* **Recorded data**
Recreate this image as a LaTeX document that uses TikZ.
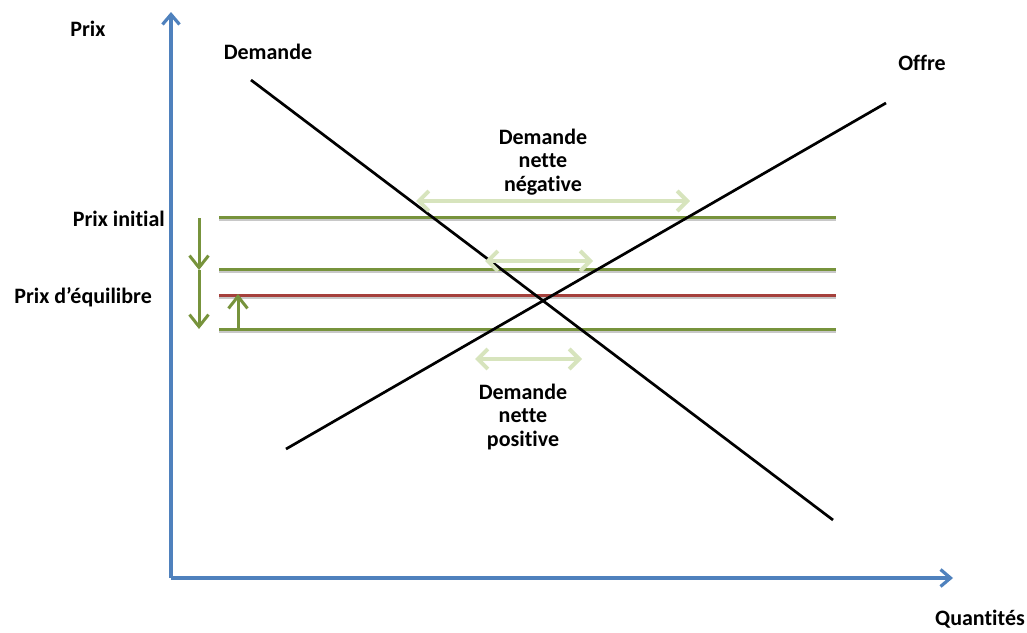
\documentclass[tikz,border=0pt]{standalone}
\usepackage{fontspec}
\setmainfont{Carlito}[Ligatures=CommonOff]
\usetikzlibrary{arrows.meta}
\definecolor{axisblue}{HTML}{4F81BD}
\definecolor{olive}{HTML}{77933C}
\definecolor{lightolive}{HTML}{D7E4BD}
\definecolor{eqred}{HTML}{A5403C}
\definecolor{shadowgray}{HTML}{C8C8C8}
\tikzset{
  lbl/.style={font=\bfseries\fontsize{22}{23.5}\selectfont, inner sep=0pt, align=center},
  axisline/.style={draw=axisblue, line width=3.4pt, -{Straight Barb[length=10pt,width=17pt,line width=3.2pt]}},
  curve/.style={draw=black, line width=2.7pt},
  priceline/.style={draw=olive, line width=3pt},
  eqline/.style={draw=eqred, line width=3pt},
  shadowline/.style={draw=shadowgray, line width=3pt},
  movearrow/.style={draw=olive, line width=3pt, -{Straight Barb[length=12pt,width=19pt,line width=3pt]}},
  gaparrow/.style={draw=lightolive, line width=4.5pt, {Straight Barb[length=10pt,width=20pt,line width=4pt]}-{Straight Barb[length=10pt,width=20pt,line width=4pt]}}
}
\begin{document}
\begin{tikzpicture}[x=1pt,y=-1pt]
\useasboundingbox (0,0) rectangle (1027,632);
% axes
\coordinate (O) at (171,578);
\coordinate (Ytop) at (171,12);
\coordinate (Xend) at (953,578);
\draw[axisline] (O) -- (Ytop);
\draw[axisline] (O) -- (Xend);
% price lines with shadows
\foreach \yy/\nm in {217/pi,269/pm,329/pl}{
  \coordinate (\nm a) at (219,\yy);
  \coordinate (\nm b) at (836,\yy);
}
\coordinate (pea) at (219,295);
\coordinate (peb) at (836,295);
\foreach \nm in {pi,pm,pl,pe}{
  \draw[shadowline] ([yshift=-2.5pt]\nm a) -- ([yshift=-2.5pt]\nm b);
}
\draw[priceline] (pia) -- (pib);
\draw[priceline] (pma) -- (pmb);
\draw[priceline] (pla) -- (plb);
\draw[eqline] (pea) -- (peb);
% demand and supply
\coordinate (d1) at (251,80);
\coordinate (d2) at (833,520);
\coordinate (s1) at (286,449);
\coordinate (s2) at (886,103);
\draw[curve] (d1) -- (d2);
\draw[curve] (s1) -- (s2);
% gap arrows
\coordinate (g1a) at (416,201); \coordinate (g1b) at (690,201);
\coordinate (g2a) at (485,261); \coordinate (g2b) at (593,261);
\coordinate (g3a) at (475,359); \coordinate (g3b) at (582,359);
\draw[gaparrow] (g1a) -- (g1b);
\draw[gaparrow] (g2a) -- (g2b);
\draw[gaparrow] (g3a) -- (g3b);
% price movement arrows
\coordinate (m1a) at (199,218); \coordinate (m1b) at (199,270);
\coordinate (m2a) at (199,270); \coordinate (m2b) at (199,329);
\coordinate (m3a) at (238,329); \coordinate (m3b) at (238,294);
\draw[movearrow] (m1a) -- (m1b);
\draw[movearrow] (m2a) -- (m2b);
\draw[movearrow] (m3a) -- (m3b);
% labels
\node[lbl] (prix) at (88,29) {Prix};
\node[lbl] (dem) at (268,52) {Demande};
\node[lbl] (off) at (922,63) {Offre};
\node[lbl] (qty) at (980,619) {Quantités};
\node[lbl, anchor=east] (pinit) at (165,219) {Prix initial};
\node[lbl, anchor=east] (peq) at (152,297) {Prix d’équilibre};
\node[lbl] (neg) at (543,162) {Demande\\nette\\négative};
\node[lbl] (pos) at (523,417) {Demande\\nette\\positive};
\end{tikzpicture}
\end{document}
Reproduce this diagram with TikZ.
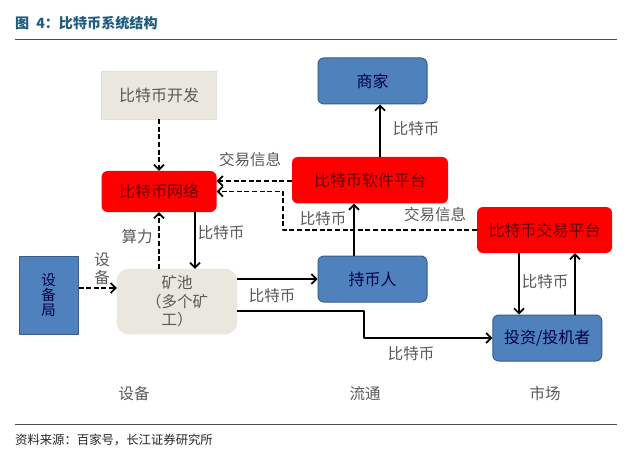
\documentclass[tikz,border=0pt]{standalone}
\usepackage{fontspec}
\usetikzlibrary{arrows.meta}
\setmainfont{Noto Sans CJK SC}
\definecolor{bluefill}{HTML}{4F81BD}
\definecolor{blueline}{HTML}{385D8A}
\definecolor{beigefill}{HTML}{EAE8DE}
\definecolor{titlecolor}{HTML}{1F5C7E}
\tikzset{
	boxfont/.style={font=\fontsize{16}{18}\selectfont},
	bluebox/.style={boxfont,draw=blueline,line width=1pt,fill=bluefill,rounded corners=6pt,text=black!75!blue,inner sep=0pt},
	redbox/.style={boxfont,fill=red,rounded corners=6pt,text=black!60!red,inner sep=0pt},
	beigebox/.style={boxfont,draw=black!12,fill=beigefill,text=black!65,inner sep=0pt},
	lab/.style={text=black!65,inner sep=0pt},
	solidarrow/.style={-{Straight Barb[length=5pt,width=10pt]},line width=1.7pt},
	dasharrow/.style={solidarrow,dash pattern=on 5pt off 2.6pt},
	rule/.style={draw=black!70,line width=.8pt}
}
\begin{document}
\begin{tikzpicture}[x=1pt,y=-1pt,font=\fontsize{15.5}{18}\selectfont,line join=round]
	\useasboundingbox[fill=white] (0,0) rectangle (640,468);
	%header and footer
	\node[anchor=west,inner sep=0pt,text=titlecolor,font=\fontsize{14.1}{16}\selectfont\bfseries] (title) at (15,23) {图\hspace{7pt}4：比特币系统结构};
	\node[anchor=west,inner sep=0pt,text=black!85,font=\fontsize{12.35}{16}\selectfont] (source) at (15,440) {资料来源：百家号，长江证券研究所};
	\coordinate (topL) at (15,39);
	\coordinate (topR) at (617,39);
	\coordinate (botL) at (15,424.5);
	\coordinate (botR) at (617,424.5);
	\draw[rule] (topL)--(topR);
	\draw[rule] (botL)--(botR);
	%boxes
	\node[beigebox,minimum width=115pt,minimum height=48pt] (kaifa) at (159,95) {比特币开发};
	\node[redbox,minimum width=115pt,minimum height=41pt] (wangluo) at (159,191.5) {比特币网络};
	\node[bluebox,minimum width=109pt,minimum height=46pt] (shangjia) at (372.5,81) {商家};
	\node[redbox,minimum width=156pt,minimum height=46.5pt] (ruanjian) at (370,180.2) {比特币软件平台};
	\node[redbox,minimum width=135pt,minimum height=46pt] (jiaoyi) at (544.5,230) {比特币交易平台};
	\node[bluebox,minimum width=109pt,minimum height=46pt] (chibi) at (372.5,279) {持币人};
	\node[bluebox,minimum width=109pt,minimum height=46pt] (touzi) at (547.3,338) {投资/投机者};
	\node[bluebox,rounded corners=0pt,minimum width=59pt,minimum height=78pt,align=center,font=\fontsize{14.5}{15}\selectfont] (shebei) at (48.5,295) {设\\备\\局};
	\node[beigebox,rounded corners=12pt,minimum width=120pt,minimum height=65pt,align=center,font=\fontsize{15.5}{18.5}\selectfont] (kuangchi) at (177,301.5) {矿池\\（多个矿\\工）};
	%connectors
	\draw[dasharrow] (kaifa.south)--(wangluo.north);
	\draw[dasharrow] (ruanjian.west|-0,181)--(wangluo.east|-0,181);
	\draw[dasharrow] (jiaoyi.west)-|(283,191.5)--(wangluo.east);
	\draw[dasharrow] (kuangchi.north-|wangluo.south)--(wangluo.south);
	\draw[solidarrow] ([xshift=36pt]wangluo.south)--([xshift=36pt]wangluo.south|-kuangchi.north);
	\draw[dasharrow] (shebei.east|-0,288)--(kuangchi.west|-0,288);
	\draw[solidarrow] (kuangchi.east|-0,279)--(chibi.west|-0,279);
	\draw[solidarrow] (kuangchi.east|-0,311)-|(364,338)--(touzi.west);
	\draw[solidarrow] (chibi.north-|354,0)--(ruanjian.south-|354,0);
	\draw[solidarrow] (ruanjian.north-|380,0)--(shangjia.south-|380,0);
	\draw[solidarrow] (jiaoyi.south-|519,0)--(touzi.north-|519,0);
	\draw[solidarrow] (touzi.north-|575,0)--(jiaoyi.south-|575,0);
	%labels
	\foreach \n/\x/\y/\t in {xinxiA/250/160/交易信息,xinxiB/435/214.5/交易信息,suanli/137/237/算力,
		biA/221/233/比特币,biB/323/218.5/比特币,biC/416/129/比特币,biD/272/296/比特币,biE/411/353.5/比特币,biF/545/282/比特币,
		stageA/134/394/设备,stageB/365/394/流通,stageC/545/394/市场}
	\node[lab] (\n) at (\x,\y) {\t};
	\node[lab,align=center] (shebeilab) at (102,269) {设\\备};
\end{tikzpicture}
\end{document}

* **Work to be completed**
Only lines that contain the word "with" are wanted; copy each of them.

* **Response for this exercise**
% price lines with shadows
Reproduce this diagram with TikZ.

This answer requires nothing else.